June 16, 2022
Page 3
2. With respect to the Preferred Shares, when (i) the Board of Directors shall have taken all necessary action to approve the issuance and sale of the Preferred Shares, the terms of the offering thereof and related matters and (ii) when issued in accordance with the provisions of the Certificate of Incorporation and Bylaws and distributed in accordance with the terms of an underwriting agreement or other sale agreement approved by the Board of Directors, and upon payment of the consideration provided therein, the Preferred Shares will be validly issued, fully paid and nonassessable.
3. With respect to the Debt Securities, when (i) the Board of Directors shall have taken all necessary action to approve the issuance and sale of any Debt Securities, the terms of the offering thereof and related matters and (ii) when issued in accordance with the provisions of the Indenture and in accordance with the terms of an underwriting agreement or other sale agreement approved by the Board of Directors, and upon payment of the consideration therein, the Debt Securities will constitute valid and binding obligations of the Company enforceable against the Company in accordance with their terms.
4. With respect to the Depositary Shares, when (i) the Board of Directors shall have taken all necessary action to approve the issuance and sale of any Depositary Shares representing fractional interests in shares of Class A Shares or Preferred Shares, the terms of the offering thereof and related matters and (ii) when the depositary certificates evidencing the Depositary Shares are issued in accordance with the provisions of the Deposit Agreement and in accordance with the terms of an underwriting agreement or other sale agreement approved by the Board of Directors, and upon payment of the consideration therein, the Depositary Shares will constitute valid and binding obligations of the Company enforceable against the Company in accordance with their terms.

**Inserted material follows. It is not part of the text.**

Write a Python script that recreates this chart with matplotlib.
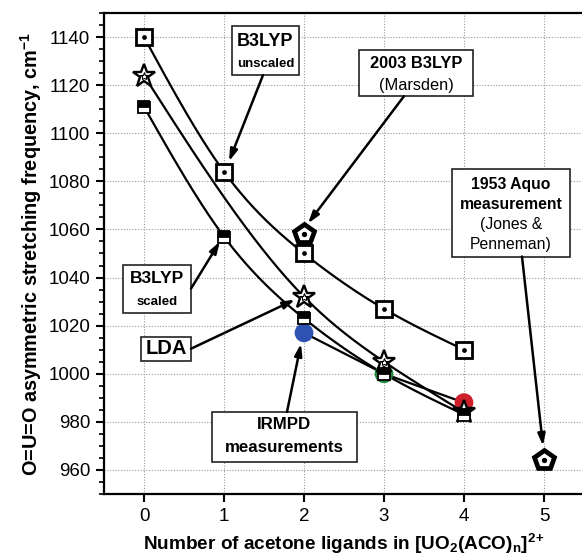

5. With respect to the Units, (i) the Board of Directors shall have taken all necessary action to approve the issuance and sale of any Units and delivery to the unit agent of the Securities that are the components of any Units, the terms of the offering thereof and related matters and (ii) when the Units and the Securities that are the components of such Units are issued in accordance with the provisions of the applicable definitive Unit Agreement, the Certificate of Incorporation, and the Bylaws and in accordance with the terms of an underwriting agreement or other sale agreement approved by the board of directors of the Company, and upon payment of the consideration therein, the Units will constitute valid and binding obligations of the Company enforceable against the Company in accordance with their terms.
6. With respect to the Warrants, when (i) the Board of Directors shall have taken all necessary action to approve the issuance and sale of any Warrants, the terms of the offering thereof and related matters and (ii) when issued in accordance with the provisions of the applicable definitive Warrant Agreement and in accordance with the terms of an underwriting agreement or other sale agreement approved by the Board of Directors, and upon payment of the consideration therein, the Warrants will constitute valid and binding obligations of the Company enforceable against the Company in accordance with their terms.
Our opinions expressed above are subject to the qualifications that we express no opinion as to the applicability of, compliance with, or effect of (i) any bankruptcy, insolvency, reorganization, fraudulent transfer, fraudulent conveyance, moratorium or other similar law affecting the enforcement of creditors’ rights generally, (ii) general principles of equity (regardless of whether enforcement is considered in a proceeding in equity or at law), (iii) other commonly recognized statutory and judicial constraints as to enforceability, including statutes of limitations, and (iv) public policy considerations which may limit the rights of parties to obtain certain remedies.